Colom had run for president three times. The first occasion was in 1999. At the time, he ran under the banner of two political parties. Unidad Revolucionaria Nacional Guatemalteca ('Guatemalan National Revolutionary Unity') and Desarrollo Integral Autentico (Authentic Integral Development). That year, Colom would finish in a distant third place, behind that year's victor, Alfonso Portillo, and Oscar Berger.

By law, presidents of Guatemala are not allowed to run for another term in office.

As such, Portillo was not a candidate for re-election in 2003. In that year's race, Colom was running as the nominee of the new political party. That being Unidad Nacional de la Esperanza (National Unity of Hope). In the years since the party has amassed the biggest membership tally in Guatemala. But in 2003, Colom would fall short of Portillo.

Colom would eventually prevail in 2007. Otto Perez Molina of Partido Patriota (Patriotic Party) was his closest rival. The current President of Guatemala, Giammattei, finished in the third spot. Rafael Espada was Colom's vice president.

As president, Colom expanded social programs and launched anti-corruption efforts.

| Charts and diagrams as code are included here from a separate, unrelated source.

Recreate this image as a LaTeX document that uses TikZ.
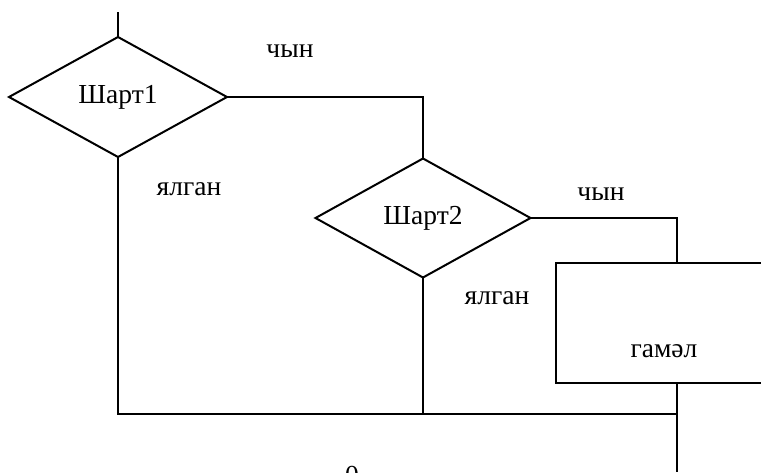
\documentclass[tikz,border=0pt]{standalone}
\usepackage{fontspec}
\setmainfont{Liberation Serif}
\usetikzlibrary{shapes.geometric}
\begin{document}
\begin{tikzpicture}[x=1pt,y=-1pt, line width=2pt,
  txt/.style={font=\fontsize{27.5}{32}\selectfont, inner sep=0pt},
  cond/.style={diamond, draw, inner sep=0pt, outer sep=0pt, txt},
  actbox/.style={draw, inner sep=0pt, outer sep=0pt}]
\useasboundingbox (0,0) rectangle (761,472);
\clip (0,0) rectangle (761,472);
% shapes
\node[cond, minimum width=218pt, minimum height=120pt] (d1) at (118,97) {Шарт1};
\node[cond, minimum width=215pt, minimum height=119pt] (d2) at (423,218) {Шарт2};
\node[actbox, minimum width=216pt, minimum height=120pt, anchor=north west] (act) at (556,263) {};
\node[txt] (acttext) at (664,351) {гамәл};
% labels
\node[txt] (t1) at (290,51) {чын};
\node[txt] (f1) at (189,189) {ялган};
\node[txt] (t2) at (601,194) {чын};
\node[txt] (f2) at (497,298) {ялган};
\node[txt, anchor=north] (zero) at (352,465) {0};
% coordinates
\coordinate (top) at (118,12);
\coordinate (ain) at (677,263);
\coordinate (aout) at (677,383);
\coordinate (jr) at (677,414);
\coordinate (bot) at (677,472);
% connectors
\draw (top) -- (d1.north);
\draw (d1.east) -| (d2.north);
\draw (d2.east) -| (ain);
\draw (d1.south) |- (jr);
\draw (d2.south) -- (d2.south |- jr);
\draw (aout) -- (bot);
\end{tikzpicture}
\end{document}
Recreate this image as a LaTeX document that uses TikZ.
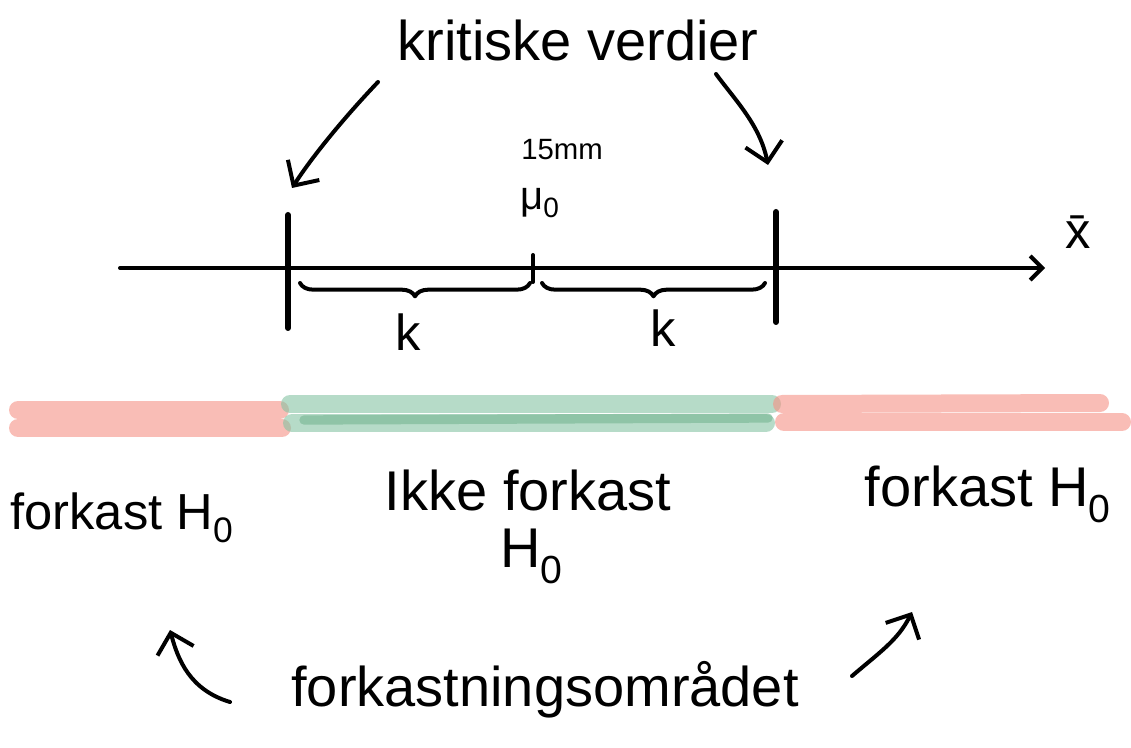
\documentclass[tikz,border=0pt]{standalone}
\usepackage{fontspec}
\setmainfont{Liberation Sans}
\usetikzlibrary{arrows.meta,decorations.pathreplacing}
\definecolor{bandred}{HTML}{F59185}
\definecolor{bandgreen}{HTML}{85C3A3}
\definecolor{bandgreendark}{HTML}{5FAA80}
\begin{document}
\begin{tikzpicture}[x=0.75pt,y=-0.75pt,
  ink/.style={line width=3pt, line cap=round, line join=round, black},
  tickline/.style={line width=4.5pt, line cap=round, black},
  barb/.style={-{Straight Barb[length=14pt,width=28pt]}},
  axisbarb/.style={-{Straight Barb[length=9pt,width=18pt]}},
  bracestyle/.style={ink, decorate, decoration={brace, mirror, amplitude=10pt}},
  redband/.style={line width=13.5pt, line cap=round, draw=bandred, draw opacity=0.6},
  greenband/.style={line width=13.5pt, line cap=round, draw=bandgreen, draw opacity=0.6},
  greeninner/.style={line width=7pt, line cap=round, draw=bandgreendark, draw opacity=0.45},
  bigtext/.style={font=\fontsize{42}{46}\selectfont, inner sep=0pt},
  midtext/.style={font=\fontsize{38}{42}\selectfont, inner sep=0pt},
  smalltext/.style={font=\fontsize{22}{24}\selectfont, inner sep=0pt}]
\useasboundingbox (0,0) rectangle (1131,748);

% axis
\coordinate (ax0) at (120,268);
\coordinate (ax1) at (1045,268);
\draw[ink, axisbarb] (ax0) -- (ax1);
\node[midtext] (xbar) at (1078,232) {\={x}};

% ticks
\coordinate (tL1) at (288,215); \coordinate (tL2) at (288,328);
\coordinate (tR1) at (776,212); \coordinate (tR2) at (776,322);
\coordinate (tM1) at (533,255); \coordinate (tM2) at (533,282);
\draw[tickline] (tL1) -- (tL2);
\draw[tickline] (tR1) -- (tR2);
\draw[ink] (tM1) -- (tM2);

% labels above mu0
\node[smalltext] (mm) at (562,150) {15mm};
\node[font=\fontsize{30}{32}\selectfont, inner sep=0pt] (mu) at (540,203) {μ\textsubscript{0}};

% braces
\coordinate (bL1) at (300,283); \coordinate (bL2) at (530,283);
\coordinate (bR1) at (542,283); \coordinate (bR2) at (765,283);
\draw[bracestyle] (bL1) -- (bL2);
\draw[bracestyle] (bR1) -- (bR2);
\node[midtext] (kL) at (408,332) {k};
\node[midtext] (kR) at (663,328) {k};

% title and arrows
\node[bigtext] (title) at (578,40) {kritiske verdier};
\coordinate (a1s) at (378,82); \coordinate (a1e) at (292,188);
\coordinate (a2s) at (716,74); \coordinate (a2e) at (768,165);
\draw[ink, barb] (a1s) .. controls (340,122) and (310,160) .. (a1e);
\draw[ink, barb] (a2s) .. controls (735,100) and (760,125) .. (a2e);

% bands
\coordinate (r1a) at (18,410); \coordinate (r1b) at (280,410);
\coordinate (r2a) at (18,428); \coordinate (r2b) at (282,428);
\coordinate (g1a) at (290,404); \coordinate (g1b) at (772,404);
\coordinate (g2a) at (292,423); \coordinate (g2b) at (766,423);
\coordinate (g3a) at (304,420); \coordinate (g3b) at (768,418);
\coordinate (q1a) at (782,404); \coordinate (q1b) at (1100,403);
\coordinate (q2a) at (784,422); \coordinate (q2b) at (1122,422);
\draw[redband] (r1a) -- (r1b);
\draw[redband] (r2a) -- (r2b);
\draw[greenband] (g1a) -- (g1b);
\draw[greenband] (g2a) -- (g2b);
\draw[greeninner] (g3a) -- (g3b);
\draw[redband] (q1a) -- (q1b);
\draw[redband] (q2a) -- (q2b);

% region labels
\node[midtext] (fl) at (122,518) {forkast H\textsubscript{0}};
\node[bigtext] (ikke) at (528,490) {Ikke forkast};
\node[bigtext] (ikkeH) at (532,556) {H\textsubscript{0}};
\node[bigtext] (fr) at (988,494) {forkast H\textsubscript{0}};

% bottom label and arrows
\node[bigtext] (omr) at (545,690) {forkastningsområdet};
\coordinate (b1s) at (230,702); \coordinate (b1e) at (170,630);
\coordinate (b2s) at (852,676); \coordinate (b2e) at (912,612);
\draw[ink, barb] (b1s) .. controls (190,690) and (178,660) .. (b1e);
\draw[ink, barb] (b2s) .. controls (880,652) and (898,640) .. (b2e);
\end{tikzpicture}
\end{document}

But he and his administration would face heavy scrutiny in a scandal centered on bus companies and tax breaks.

Colom and his colleagues were arrested, but he proclaimed his innocence. Closure may be elusive in this particular case following Colom's passing. But legal woes of varying degrees are not uncommon among Guatemalan presidents.

His uncle was a high-profile politician

One of five children, Álvaro Colom was a native of Guatemala City. His uncle, Manuel Colom Argueta, had been the city's mayor during the 1970s. After leaving office, he was assassinated. It was one of several assassinations of prominent politicians during the oppressive regime of President Fernando Romeo Lucas Garcia. Later, President Colom would name his uncle to the Order of the Quetzal posthumously. The order is the highest civilian honor in Guatemala.

Colom received a degree in industrial engineering from Universidad de San Carlos de Guatemala. He held several professional roles over the years, including serving as Guatemala's vice minister of the economy.